Violence and rhetoric

I have a PhD in Rhetoric. I have several times ended up running a composition program, which meant managing 20-60 people, and I now direct a thriving writing center, and that means managing a staff of about 100. I have never had a management class. I have never had training in what to do when your staff is worried they might be killed on the way to work.

And this is now my concern.

There were a lot of requirements for my getting a PhD in Rhetoric. I had to take six courses in the history of rhetoric, another six or so classes in various things (including an entire course on Victorian novels), pass a 90 minute oral exam that involved being able to describe in detail such thrilling authors as Geoffrey of Vinsauf or Pierre de la Ramee (Petrus Ramus to the Latinophiles among you), achieve translation fluency in two languages (at least one a “hard” language), and write a dissertation (about 50k words on a topic).

And, from that training, I went on to management positions. Along the way, I have tried to pick up skills involving performance management, giving useful criticism, onboarding, developing a performance improvement plan. But, let’s be blunt, achieving a translation fluency of German has not been something on which I’ve often drawn when trying to figure out how to fire someone, and so my training was less than ideal. Since most of my current staff is undergraduates, and I only manage them indirectly (I spend most of my time running around the university trying to persuade supportive but fiscally-strapped administrators to give us money), my current management style is mostly to help the people involved in direct administration to be as effective as they can. And I try to get more money. I’m not claiming to be an ideal manager, but I am saying I am giving it my best effort.

Several years ago, an undergraduate committed suicide in the main library on my campus. Since he used a gun, and since there was much confusion, that incident involved a lot of my day locked down in my office in a building that was rumored to have an active shooter (it didn’t). I was behind a 1950s desk that was up against a metal filing cabinet filled with papers and a metal double-walled mail chute. I spent the time cleaning out my files and updating Facebook because friends were worried. I was willing to grant that there might be an active shooter, but, other than working to get some undergrads in the hallway into a safe space, I was satisfied with my safety and so wasn’t especially worried.

Today there was a stabbing attack that was fairly random, several hundred feet from where I was, but it was in a space through my employees walk. And so I may not sleep.

I have never been trained for management, but I like to think I have done a lot to rectify that because I can see the value in giving useful feedback, knowing how to write an ask, making sure timesheets are correct. This year I have had to find out what to do if ICE comes to my workplace and tries to drag off a student or employee, and now I have to get more training on what to do with a staff that can reasonably be worried about their safety while walking through the center of a college campus.
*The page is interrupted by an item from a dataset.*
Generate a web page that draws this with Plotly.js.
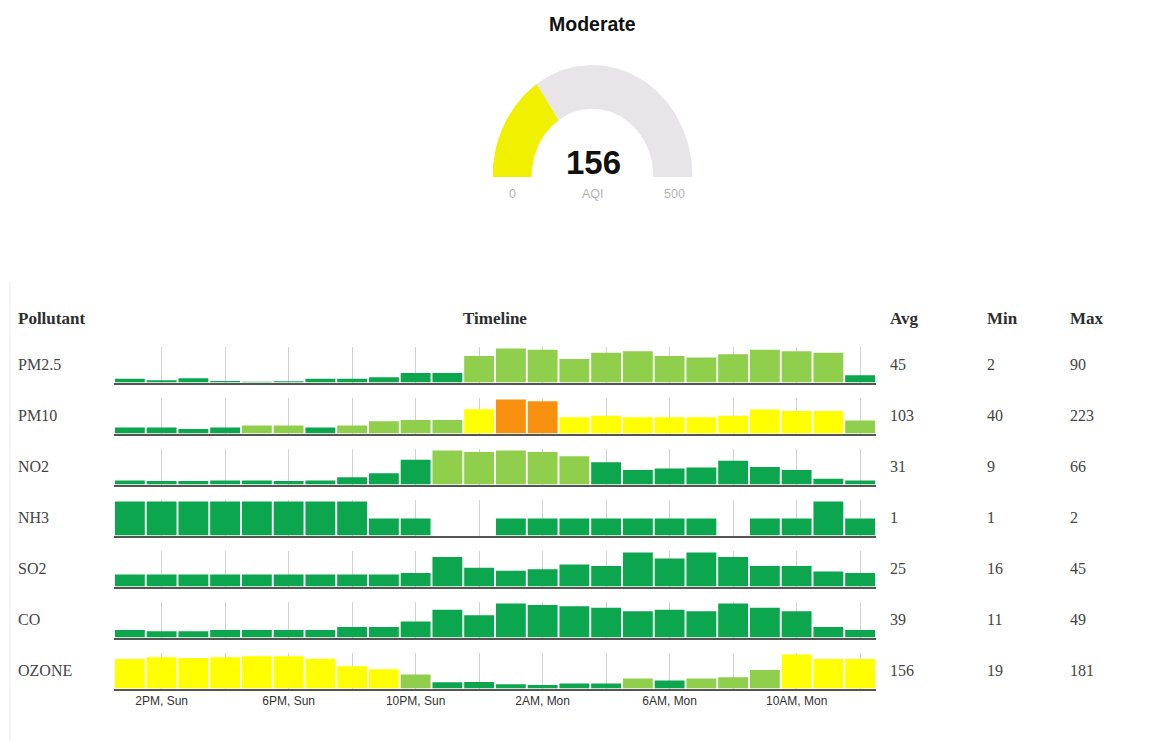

This isn’t about whether guns should or shouldn’t be allowed on campus. This should not be another opportunity for people with serious mental health issues to rationalize their not getting help by yodelling false flag. This certainly shouldn’t be another salvo in the war as to whether they are better than us. It isn’t about whether the assailant is a person of color, or mentally ill, or a member of them.

When this kind of act happens, the impulse is to identify the group membership of the assailant, all in service of insisting that this incident proves that they are the cause of all evil. He’s a dem, or Muslim, or white, or not white, or conservative, or Christian. His having done this things proves that dems, Muslims, whites, non whites, conservatives, or Christians, or whatever are evil.

That kind of rhetoric, demagoguery really, doesn’t help. It’s the problem. He is a consequence of that kind of rhetoric. I don’t know anything about the assailant, but I’ll guess mentally ill. And I’ll guess that he has been hanging out in an informational enclave that is full of rhetoric about how evil THEY are, and how WE are in danger of extermination. Perhaps the people promoting that rhetoric meant it metaphorically, perhaps they didn’t think much about what exactly they meant, and they just wanted to get more clicks, viewers, or ad revenues. Perhaps they meant it.

But, perhaps he only consumed mainstream media. Is that really so different? How far does one have to go in mainstream media to find hyperbolic claims about a war on the ingroup? Whether or not he was hearing voices in his head, he could have heard voices in the media telling him that some group was trying to exterminate his kind. He certainly wouldn’t have to go far to find rhetoric saying that we are in a war against them, and the only solution is to exterminate them. And so, perhaps, he did.

That might not be what happened in this case, but it might be. It certainly is what did happen when Jim Adkisson shot up a Unitarian Church, or when Dylann Roof shot up a black church. We have an awful lot of media (including mainstream media like Fox) that are all “they’re trying to kill us” all the time. And that has to have a consequence.

Yet, instead of the media deeply invested (and profiting from) their rhetoric of “THERE IS A WAR AGAINST US” having to rethink their implicit promotion of violence, I have to think about what to do tomorrow to make my staff concentrate on their jobs when we all now know that they might have been killed today.